Final Settlement for Brazil’s Samarco Dam Disaster Could Reach $19 B, Governor Says
That estimate is nearly four times higher than an initial deal struck with mining companies in 2016, which created a foundation to implement reparations and temporarily froze lawsuits relating to the incident.
“The expectation is that the agreement is around 100 billion reais,” Romeu Zema, governor of Minas Gerais, told Reuters in an interview late on Friday.
His comments come after the lead prosecutor of the task force for the disaster told Reuters earlier this month that the previous agreement was not effective enough and floated a benchmark value for a future settlement of 155 billion reais.
The dam collapse at the Samarco iron ore mine near the town of Mariana in the Brazilian state of Minas Gerais is widely regarded as the country’s largest ever environmental disaster. It released enough thick red sludge to fill about 12,000 Olympic swimming pools, flattened an entire village, killed 19 people and left hundreds homeless.

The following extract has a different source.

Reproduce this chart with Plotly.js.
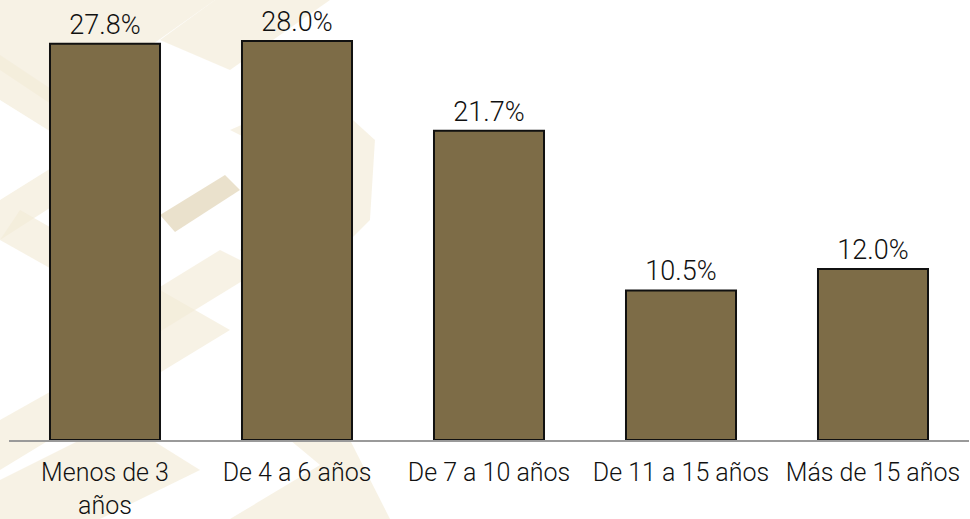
<!DOCTYPE html>
<html>
<head>
<meta charset="utf-8">
<script src="https://cdn.plot.ly/plotly-3.0.1.min.js"></script>
<style>html,body{margin:0;padding:0;background:#fff;}#chart{width:970px;height:519px;}</style>
</head>
<body>
<div id="chart"></div>
<script>
const categories = ["Menos de 3<br>años", "De 4 a 6 años", "De 7 a 10 años", "De 11 a 15 años", "Más de 15 años"];
const values = [27.8, 28.0, 21.7, 10.5, 12.0];

const W = 970, H = 519, ML = 9, MR = 1, MT = 12, MB = 79;
const pw = W - ML - MR, ph = H - MT - MB;
function px(x){ return (x - ML) / pw; }
function py(y){ return (H - MB - y) / ph; }
function poly(pts, color){
  let d = pts.map((p,i)=> (i? 'L':'M') + px(p[0]).toFixed(4) + ',' + py(p[1]).toFixed(4)).join(' ') + ' Z';
  return {type:'path', xref:'paper', yref:'paper', path:d, fillcolor:color, line:{width:0}, layer:'below'};
}
const beige = 'rgba(243,235,215,0.65)';
const dark = 'rgba(225,212,182,0.7)';
const shapes = [
  poly([[0,0],[215,0],[60,110],[0,70]], beige),
  poly([[0,100],[80,150],[0,200],[0,240],[140,150],[60,95],[0,55]], beige),
  poly([[215,0],[330,0],[230,70],[160,40]], beige),
  poly([[0,240],[160,330],[0,420],[0,470],[230,330],[20,210]], beige),
  poly([[160,215],[225,175],[240,190],[175,232]], dark),
  poly([[230,130],[320,90],[375,140],[370,220],[300,290],[240,250],[305,205],[300,165]], beige),
  poly([[0,480],[120,420],[200,470],[100,519],[0,519]], beige),
  poly([[230,519],[320,465],[290,440],[350,440],[390,519]], beige),
  poly([[90,330],[220,250],[260,270],[130,350]], beige)
];

const data = [{
  type: 'bar',
  x: categories,
  y: values,
  marker: {color: '#7D6C47', line: {color: '#111111', width: 2}},
  texttemplate: '%{y:.1f}%',
  textposition: 'outside',
  cliponaxis: false,
  textfont: {family: 'Roboto, sans-serif', size: 27, weight: 300, color: '#111111'},
  hoverinfo: 'none'
}];

const layout = {
  width: W, height: H,
  margin: {l: ML, r: MR, t: MT, b: MB},
  paper_bgcolor: 'rgba(0,0,0,0)',
  plot_bgcolor: 'rgba(0,0,0,0)',
  bargap: 0.427,
  showlegend: false,
  shapes: shapes,
  xaxis: {
    showline: true, linecolor: '#9a9a9a', linewidth: 2,
    ticks: '', showgrid: false, zeroline: false,
    ticklabelstandoff: 9,
    tickfont: {family: 'Roboto, sans-serif', size: 25, weight: 300, color: '#111111'},
    fixedrange: true
  },
  yaxis: {
    range: [0, ph / 14.25], visible: false, showgrid: false, zeroline: false, fixedrange: true
  },
  font: {family: 'Roboto, sans-serif'}
};

Plotly.newPlot('chart', data, layout, {displayModeBar: false, staticPlot: true});
</script>
</body>
</html>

The waste flooded the Rio Doce river, choking fish and spitting them lifeless to the surface.
In 2016, the companies agreed an initial settlement with prosecutors which created a foundation through which to repair damages and a complicated chronology for payments. But the deal left space for a final definitive agreement.
According to Vale, ongoing reparations currently provide for a disbursement of 24.4 billion reais, of which about 13 billion reais have already been spent.
The company has said that a total of 5 billion reais was allocated to offset damage considered irreversible. That amount is not open to renegotiation.
Zema said the final settlement would also look to learn from the agreement signed with Vale for a separate dam disaster in 2019 at Brumadinho, in which the company agreed to pay 37.69 billion reais ($7.17 billion).
The Brumadinho settlement has, according to Zema, been more successful at freeing up funds for wider development projects in the state of Minas Gerais. By contrast the reparations for the Mariana disaster have become caught up in red tape, Zema said.
“As it is at the moment, in 50 years still nothing would have changed, but if we do it as we’re proposing, things will get better quickly,” he said.
In response to requests for comment, Samarco, Vale, BHP and the Renova Foundation – responsible for implementing reparations – said they remain committed to repairing the damage done.
The negotiations with prosecutors, they added, will not interfere with projects and compensations currently in progress.